According to the memo, Burmeister told the Justice Department that she was "aware of vote-buying in certain precincts" and detailed one episode in which she said former Augusta Mayor Ed McIntyre offered to put her name on a card and then round up black voters and "pay them to vote for the candidates on the card in exchange for $2,000." McIntyre, who died last year, was convicted in 1984 in connection with extortion.

The memo, leaked to The Washington Post, went on to state: "Rep. Burmeister said that if there are fewer black voters because of this bill, it will only be because there is less opportunity for fraud. She said that when black voters in her black precincts are not paid to vote, they do not go to the polls."

Burmeister said Thursday that the memo's record of what she said "was more accurate than not," but added: "That sounds pretty harsh. I don't remember saying those exact words."

"There is other documentation available that proves there is significant cause for voter fraud in Georgia," she said. "We've had counties with dead people voting. We have a history in Georgia that shows there is fraud going on. This [memo] was a letter that was dropped by bureaucrats who want to put a chink in it."

Rep. John Lewis, an Atlanta Democrat and veteran of the civil rights movement, derided Burmeister's remarks.

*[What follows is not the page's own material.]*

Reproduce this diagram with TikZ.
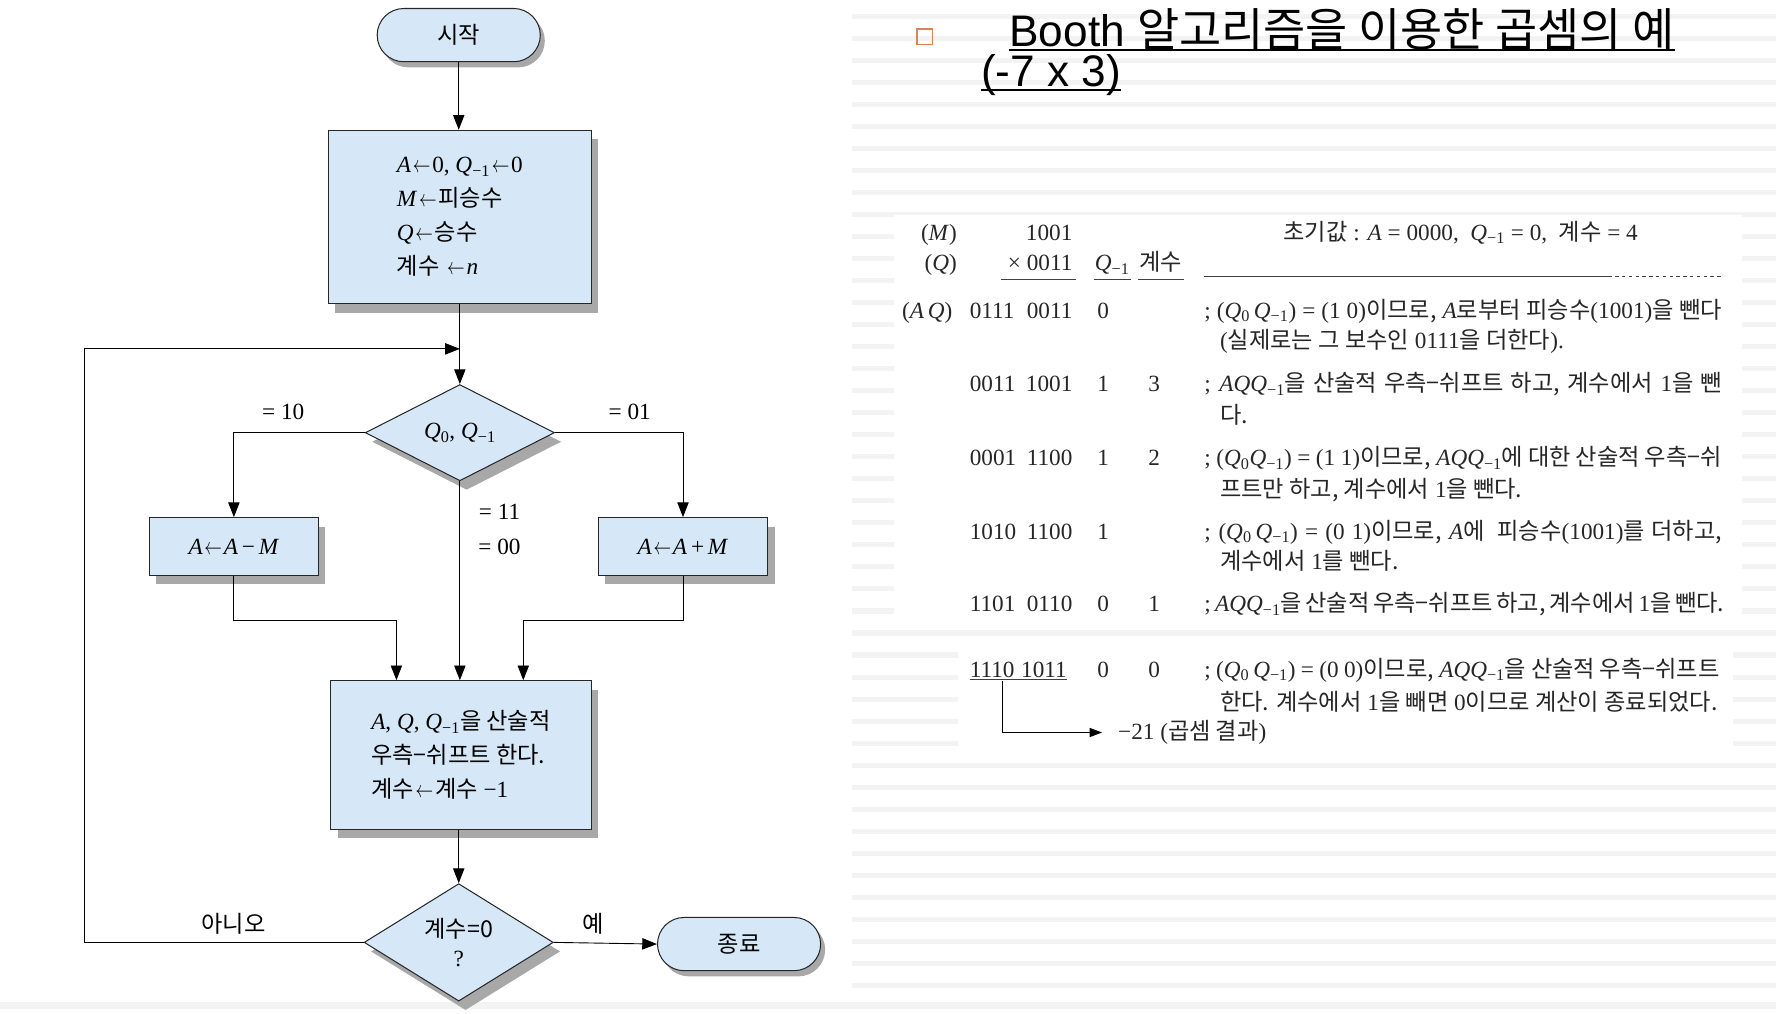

"It's unbelievable that any elected official would say something like this. It doesn't have any, any merit," Lewis said. "This is an affront to every black voter and would-be black voter not just in my district but in the state of Georgia."

State Rep. Tyrone Brooks (D-Atlanta) called Burmeister's claim "reprehensible demagoguery."

"That is racist," he said. "I think the African-American community deserves an apology."

The memo also states that in defending the Georgia law, Burmeister claimed the voter IDs would not be as difficult to obtain as critics claim because Gov. Sonny Perdue "had passed legislation to mandate a [state Department of Driver Services] office in every county and that individuals can obtain state IDs in Kroger grocery stores."

"Neither statement is correct," the memo concludes.

Perdue spokeswoman Heather Hedrick said Thursday that memo's claims that the voter ID law would adversely affect minority voting doesn't change the governor's support for the measure.

"This is common-sense legislation," Hedrick said. "Under the old rules, an illegal alien could pick up a library card out of the trash and use it to cast a ballot. Voting is a sacred right and it deserves safeguards to prevent fraud."